Sometimes it seems like the drought has gone on so long that I’ve forgotten what it’s like not to be under water restrictions. Where I live we are currently under “Stage 1” restrictions. Twice a week, on a day assigned based on my address, I wait for the clock to strike 7:00 pm, and then lug out my sprinklers to water my brown and splotchy lawn.
It’s annoying. Sometimes I’m even tempted to “cheat” and water my lawn surreptitiously in the dead of night. When I see a green lawn in my neighborhood, I can’t help but wonder if they are really abiding by the rules. Nevertheless, I recognize that many places in the state have things even worse, and it seems like an acceptable sacrifice to conserve water during a time of scarcity.
But what if it doesn’t? What if those who cheat and water more frequently that restrictions allow actually use less water than those who follow the rules? That is the counter-intuitive result of a recent study published in the Journal of Economic Organization and Behavior. The study, which looked at the effects of water restrictions in Nevada, found that imposing outdoor water restrictions did not affect weekly water use, and that households that followed the restrictions used more water overall than those who did not.

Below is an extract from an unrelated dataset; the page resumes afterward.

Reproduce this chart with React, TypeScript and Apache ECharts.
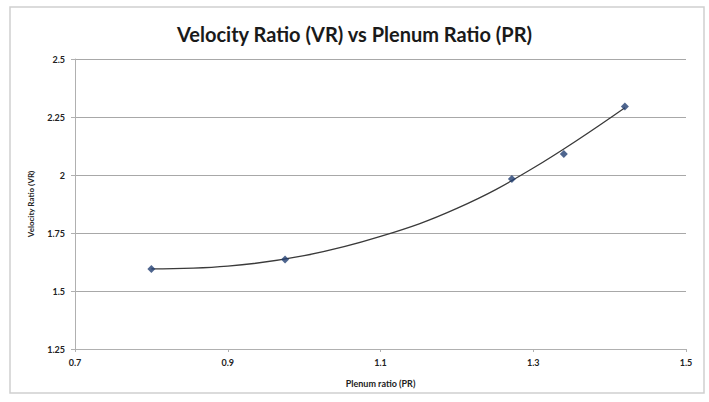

The authors speculated that when homeowners were only allowed to water on set days, they responded by binging on water on those days, whereas houses that had more flexibility tended to water when and where it would be most effective.

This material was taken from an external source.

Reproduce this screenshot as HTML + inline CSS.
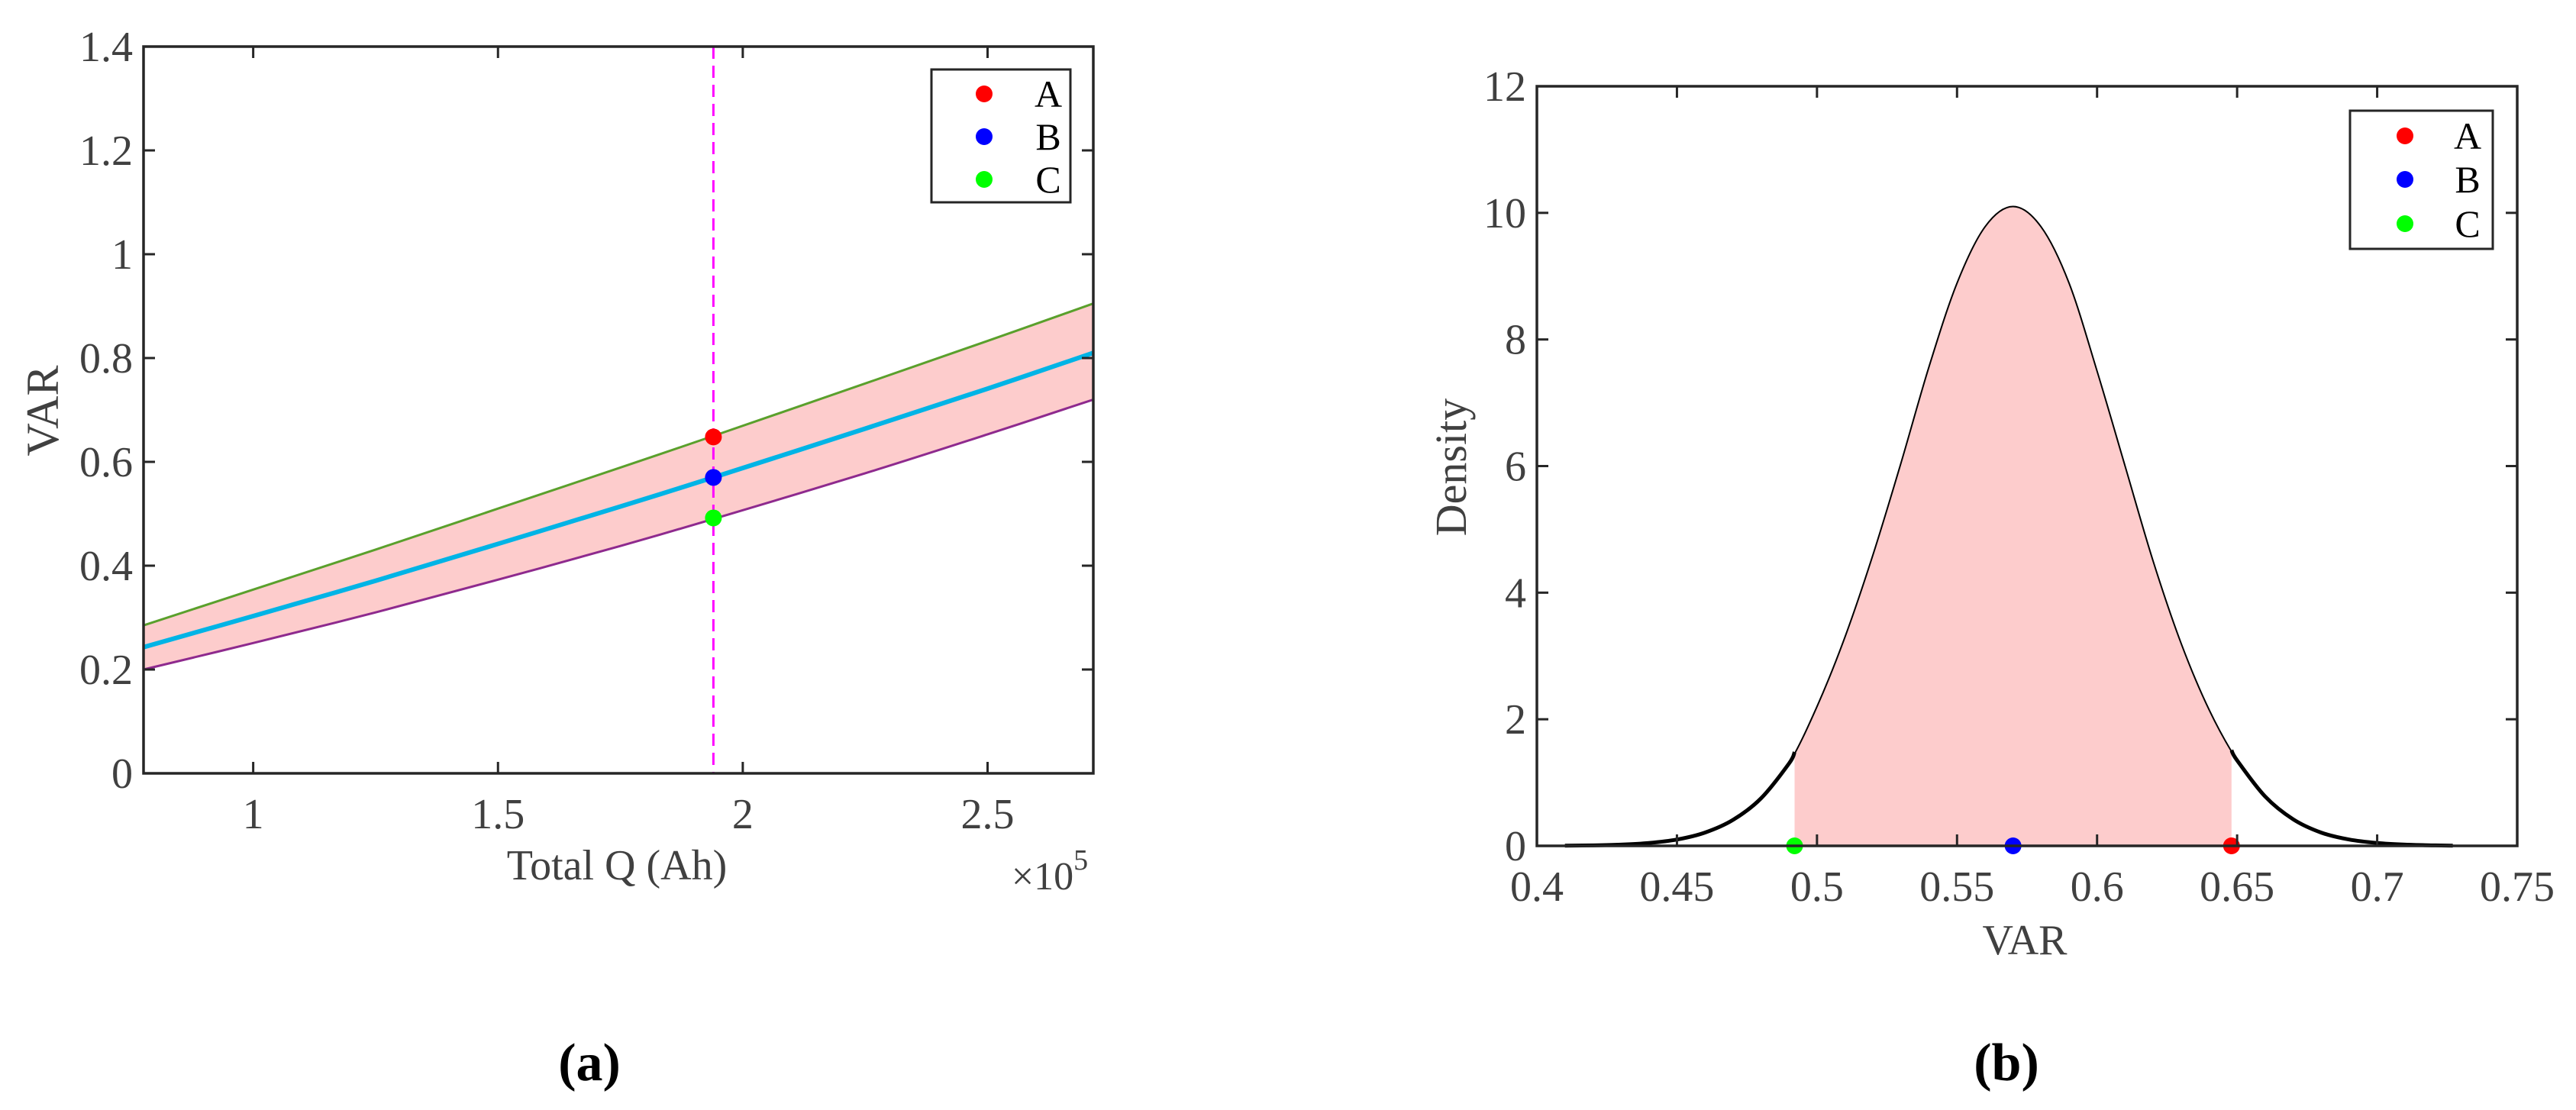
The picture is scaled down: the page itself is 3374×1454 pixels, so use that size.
<!DOCTYPE html>
<html><head><meta charset="utf-8"><style>
html,body{margin:0;padding:0;background:#fff;}
svg{display:block;}
text{font-family:"Liberation Serif",serif;}
</style></head><body>
<svg id="s" width="3374" height="1454" viewBox="0 0 3374 1454" xmlns="http://www.w3.org/2000/svg">
<g id="pa"></g>
<g id="pb"></g>
</svg>
<script>
// Panel (a) data
const aQ = [0.776, 1.0, 1.25, 1.5, 1.75, 1.94, 2.25, 2.5, 2.716];
const aMean = [0.243, 0.303, 0.371, 0.442, 0.514, 0.570, 0.664, 0.741, 0.810];
const aUpper = [0.285, 0.354, 0.431, 0.510, 0.589, 0.650, 0.751, 0.833, 0.905];
const aLower = [0.200, 0.251, 0.310, 0.373, 0.438, 0.490, 0.578, 0.653, 0.720];
const aVline = 1.94;
const aPoints = [0.648, 0.570, 0.492];
const aXTicks = [1, 1.5, 2, 2.5];
const aXTickLabels = ["1", "1.5", "2", "2.5"];
const aYTicks = [0, 0.2, 0.4, 0.6, 0.8, 1, 1.2, 1.4];
const aYTickLabels = ["0", "0.2", "0.4", "0.6", "0.8", "1", "1.2", "1.4"];
// Panel (b) data
const bX = [0.41,0.42,0.43,0.44,0.45,0.46,0.47,0.48,0.49,0.50,0.51,0.52,0.53,0.54,0.55,0.56,0.57,0.58,0.59,0.60,0.61,0.62,0.63,0.64,0.65,0.66,0.67,0.68,0.69,0.70,0.71,0.72,0.727];
const bDensity = [0.003,0.0075,0.019,0.045,0.10,0.21,0.41,0.75,1.30,2.20,3.30,4.60,6.05,7.57,8.89,9.78,10.1,9.78,8.89,7.50,6.00,4.50,3.20,2.15,1.35,0.78,0.42,0.21,0.10,0.045,0.019,0.0075,0.003];
const bLo = 0.492, bHi = 0.648;
const bPoints = [0.648, 0.570, 0.492];
const bXTicks = [0.4,0.45,0.5,0.55,0.6,0.65,0.7,0.75];
const bXTickLabels = ["0.4","0.45","0.5","0.55","0.6","0.65","0.7","0.75"];
const bYTicks = [0,2,4,6,8,10,12];
const bYTickLabels = ["0","2","4","6","8","10","12"];
const colors = ["#ff0000","#0000ff","#00ff00"];
const names = ["A","B","C"];

const NS = "http://www.w3.org/2000/svg";
function mk(parent, tag, attrs){const e=document.createElementNS(NS,tag);for(const k in attrs)e.setAttribute(k,attrs[k]);parent.appendChild(e);return e;}
// Catmull-Rom smooth path through pixel points
function smooth(pts, start){
  let d=(start?'M':'L')+pts[0][0]+','+pts[0][1];
  for(let i=0;i<pts.length-1;i++){
    const p0=pts[Math.max(0,i-1)],p1=pts[i],p2=pts[i+1],p3=pts[Math.min(pts.length-1,i+2)];
    const c1=[p1[0]+(p2[0]-p0[0])/6,p1[1]+(p2[1]-p0[1])/6];
    const c2=[p2[0]-(p3[0]-p1[0])/6,p2[1]-(p3[1]-p1[1])/6];
    d+='C'+c1[0]+','+c1[1]+' '+c2[0]+','+c2[1]+' '+p2[0]+','+p2[1];
  }
  return d;
}

function axes(g, L, T, R, B, xs, ys, xt, xtl, yt, ytl){
  for(let i=0;i<xt.length;i++){
    const x=xs(xt[i]);
    const t=mk(g,'line',{x1:x,y1:B,x2:x,y2:B-15,stroke:'#262626','stroke-width':3});
    
    const t2=mk(g,'line',{x1:x,y1:T,x2:x,y2:T+15,stroke:'#262626','stroke-width':3});
    
    const tx=mk(g,'text',{x:x,y:B+72,'text-anchor':'middle','font-size':56,fill:'#404040'});
    tx.textContent=xtl[i];
    
  }
  for(let i=0;i<yt.length;i++){
    const y=ys(yt[i]);
    const t=mk(g,'line',{x1:L,y1:y,x2:L+15,y2:y,stroke:'#262626','stroke-width':3});
    
    const t2=mk(g,'line',{x1:R,y1:y,x2:R-15,y2:y,stroke:'#262626','stroke-width':3});
    
    const tx=mk(g,'text',{x:L-14,y:y+19,'text-anchor':'end','font-size':56,fill:'#404040'});
    tx.textContent=ytl[i];
    
  }
  const f=mk(g,'rect',{x:L,y:T,width:R-L,height:B-T,fill:'none',stroke:'#262626','stroke-width':3.5});
  
}
function legend(g,x,y,w,h,mx,tx,rows){
  const r=mk(g,'rect',{x:x,y:y,width:w,height:h,fill:'#fff',stroke:'#262626','stroke-width':3});
  
  for(let i=0;i<3;i++){
    const c=mk(g,'circle',{cx:mx,cy:rows[i],r:11,fill:colors[i]});
    
    const t=mk(g,'text',{x:tx,y:rows[i]+17,'text-anchor':'middle','font-size':50,fill:'#000'});
    t.textContent=names[i];
    
  }
}
function lbl(g,txt,x,y,size,name,opts){
  const t=mk(g,'text',Object.assign({x:x,y:y,'text-anchor':'middle','font-size':size,fill:'#404040'},opts||{}));
  t.textContent=txt;return t;
}

// ---- Panel A ----
(function(){
  const g=document.getElementById('pa');
  const L=188,T=61,R=1432,B=1013, x0=0.776,x1=2.716,y0=0,y1=1.4;
  const xs=v=>L+(v-x0)/(x1-x0)*(R-L), ys=v=>B-(v-y0)/(y1-y0)*(B-T);
  const up=aQ.map((q,i)=>[xs(q),ys(aUpper[i])]);
  const lo=aQ.map((q,i)=>[xs(q),ys(aLower[i])]).reverse();
  const band=mk(g,'path',{d:smooth(up,true)+smooth(lo,false)+'Z',fill:'#fdcccc'});
  
  const pl=(arr,col,w,name)=>{const p=mk(g,'path',{d:smooth(aQ.map((q,i)=>[xs(q),ys(arr[i])]),true),fill:'none',stroke:col,'stroke-width':w});
    };
  pl(aUpper,'#5aa02c',3,'upper-bound-line');
  pl(aLower,'#8e2a8e',3,'lower-bound-line');
  pl(aMean,'#00b4e6',6,'mean-line');
  const vl=mk(g,'line',{x1:xs(aVline),y1:T,x2:xs(aVline),y2:B,stroke:'#ff00ff','stroke-width':3,'stroke-dasharray':'16 9'});
  
  aPoints.forEach((v,i)=>{const c=mk(g,'circle',{cx:xs(aVline),cy:ys(v),r:11,fill:colors[i]});
    });
  axes(g,L,T,R,B,xs,ys,aXTicks,aXTickLabels,aYTicks,aYTickLabels);
  legend(g,1220,91,182,174,1289,1373,[123,179,235]);
  lbl(g,'Total Q (Ah)',808,1152,56,'x-axis-title');
  const ex=lbl(g,'',1375,1165,52,'x-exponent-label');
  ex.innerHTML='×10<tspan dy="-26" font-size="38">5</tspan>';
  lbl(g,'VAR',0,0,60,'y-axis-title',{transform:'translate(76,538) rotate(-90)'});
  lbl(g,'(a)',772,1415,70,'panel-a-caption',{'font-weight':'bold',fill:'#000'});
})();

// ---- Panel B ----
(function(){
  const g=document.getElementById('pb');
  const L=2013,T=113,R=3297,B=1108, x0=0.4,x1=0.75,y0=0,y1=12;
  const xs=v=>L+(v-x0)/(x1-x0)*(R-L), ys=v=>B-(v-y0)/(y1-y0)*(B-T);
  const interp=v=>{for(let i=1;i<bX.length;i++){if(v<=bX[i]){const t=(v-bX[i-1])/(bX[i]-bX[i-1]);return bDensity[i-1]+t*(bDensity[i]-bDensity[i-1]);}}return bDensity[bDensity.length-1];};
  const mid=[[xs(bLo),ys(interp(bLo))]];
  bX.forEach((x,i)=>{if(x>bLo&&x<bHi)mid.push([xs(x),ys(bDensity[i])]);});
  mid.push([xs(bHi),ys(interp(bHi))]);
  const f=mk(g,'path',{d:'M'+xs(bLo)+','+ys(0)+smooth(mid,false)+'L'+xs(bHi)+','+ys(0)+'Z',fill:'#fdcccc'});
  
  const c=mk(g,'path',{d:smooth(bX.map((x,i)=>[xs(x),ys(bDensity[i])]),true),fill:'none',stroke:'#000','stroke-width':2});
  
  const tailL=[];bX.forEach((x,i)=>{if(x<bLo)tailL.push([xs(x),ys(bDensity[i])]);});tailL.push([xs(bLo),ys(interp(bLo))]);
  const tailR=[[xs(bHi),ys(interp(bHi))]];bX.forEach((x,i)=>{if(x>bHi)tailR.push([xs(x),ys(bDensity[i])]);});
  [tailL,tailR].forEach((t,k)=>{const p=mk(g,'path',{d:smooth(t,true),fill:'none',stroke:'#000','stroke-width':5});
    });
  bPoints.forEach((v,i)=>{const m=mk(g,'circle',{cx:xs(v),cy:ys(0),r:11,fill:colors[i]});
    });
  axes(g,L,T,R,B,xs,ys,bXTicks,bXTickLabels,bYTicks,bYTickLabels);
  legend(g,3078,145,187,181,3150,3232,[178,235,293]);
  lbl(g,'VAR',2652,1250,56,'x-axis-title');
  lbl(g,'Density',0,0,58,'y-axis-title',{transform:'translate(1920,612) rotate(-90)'});
  lbl(g,'(b)',2628,1415,70,'panel-b-caption',{'font-weight':'bold',fill:'#000'});
})();
</script>
</body></html>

If we want to encourage water conservation, the best way to do so is to let prices reflect market realities. When there is a shortage of an ordinary product, prices tend to rise, and this price increase leads people to find ways to cut back. If the price of movie tickets goes up, people see fewer movies. When the price of gasoline goes up, people buy cars with higher gas mileage. The main difference with water is that prices are controlled by political as well as economic factors.